There are countless different place names in Tervo. The oldest of them go back thousands of years and refer to forms of language now obsolete (e.g. Iisvesi lake). Most of the names, however, came about over the last few centuries, and some are contemporary names.

Names are rarely given without a reason. When local people name a place, the name has some meaning for them. At a time when roads and maps did not exist, key places were given names that were referred to when travelling around (e.g. Pahasilta 'Bad bridge'). They may also refer to times of war or persecution (e.g. Pesäkivi 'Shelter rock' or local tragedies (e.g. Surmakallio "Death rock"), or may have religious meaning (Ukonkallio "Thunder god rock").

Tervo's place names contain a lot of references to the hunting and fishing culture of old (e.g. names beginning with Sali/n, sadin 'trap', and Ahveninen, ahven/a 'perch'). The period of slash-and-burn cultivation, which lasted centuries, has left its mark in many place names too (e.g. Rasiaho: rasi 'land not burned anew due to wet summer'; aho 'meadow', 'clearing)', as has tar burning (e.g. Tervahautasuo: tervahauta 'tar-burning pit'; suo 'bog', 'mire') and, later, field cultivation (e.g. Myllypelto 'Mill field').

Dwelling places in the Savo region have traditionally been named according to the family name of the residents (e.g. Huuskola after the family name Huuskonen, Korhola after the name Korhonen, Nuutila after Nuutinen, and so on). Sometimes people were given a nickname referring to the place where they lived (e.g. Kommion Miina, 'Miina from Kommio').

Names are the hyperlinks connecting language and history.
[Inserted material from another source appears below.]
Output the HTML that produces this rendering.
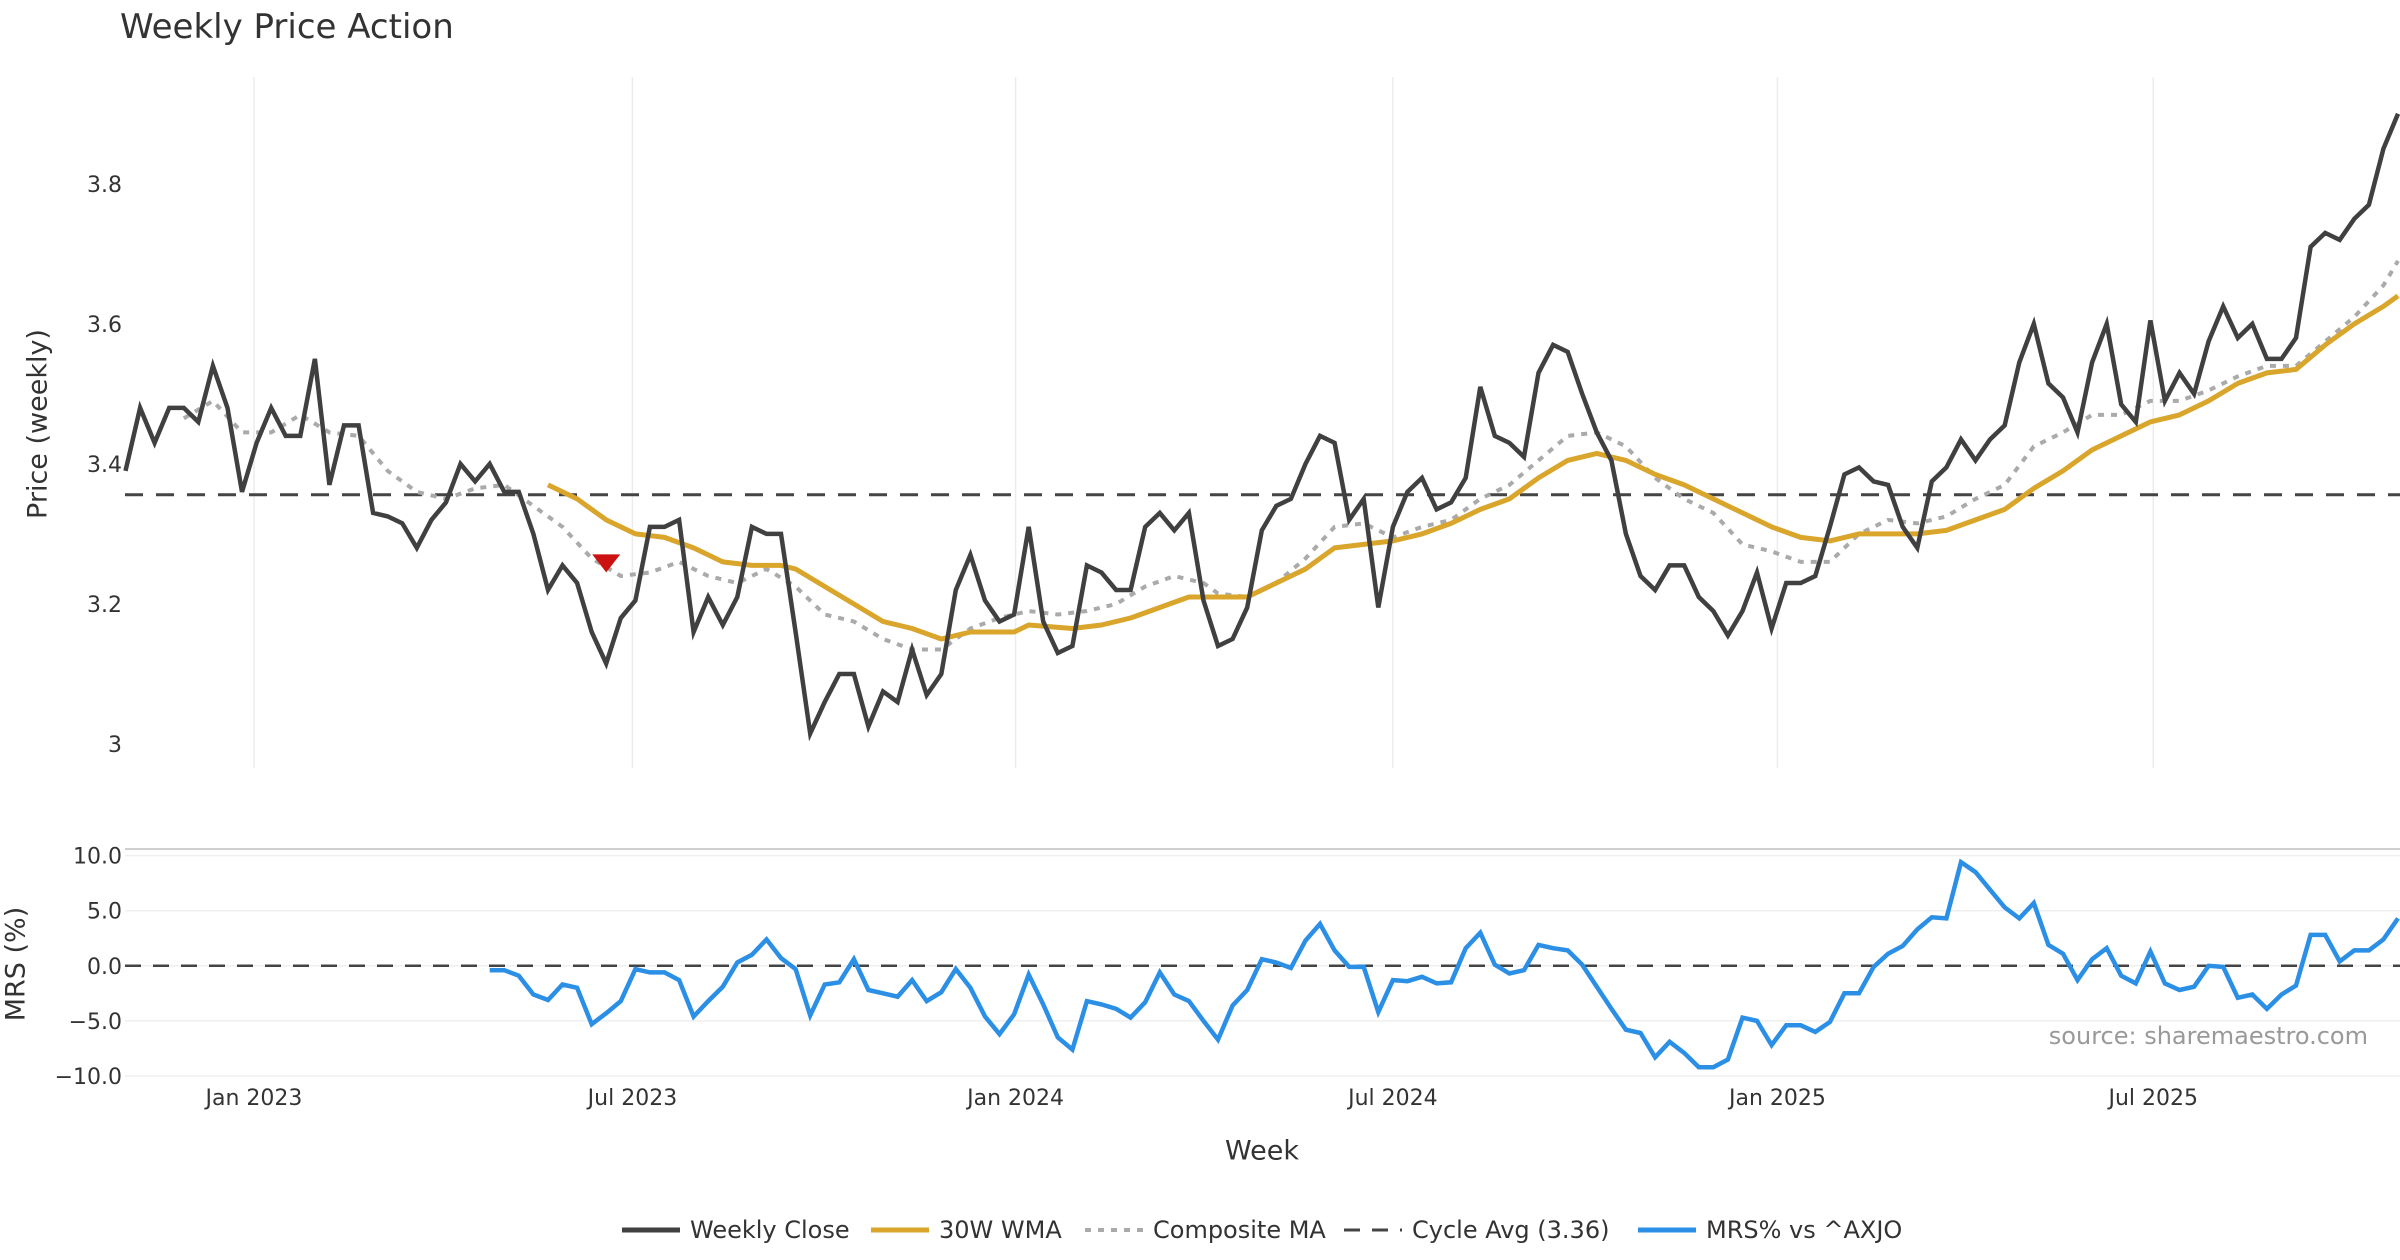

They provide a key to the history of places.

This section headed 'Places' is based on the Tervo entries in the Names Archive of the Research Institute for the Languages of Finland. The information was collected in the late 1960s and in the early 1980s.

The Tervo Local History Society has gone through all the archive entries for Tervo, of which there are more than 3,000. Wherever possible the locations and other details of the places have been checked and the supplementary information obtained in village meetings conducted all over the municipality has been added. The data was typed up and entered on National Land Survey map sheets for the area.

The texts that appear by clicking on the grey dots shown on the maps refer primarily to the situation and viewpoints pertaining to the time the information was collected. For technical reasons, the text appearing for some of these places may include other names from the surrounding area, e.g. all fields may be listed under the main farm. When the information was originally recorded, the place names were processed very carefully, which is why here too separate text fields have been produced where there are identical names.

We have little information on names that have arisen in recent decades. Moreover, the information on local residents, for example, is based on the situation prevailing when the data was originally collected.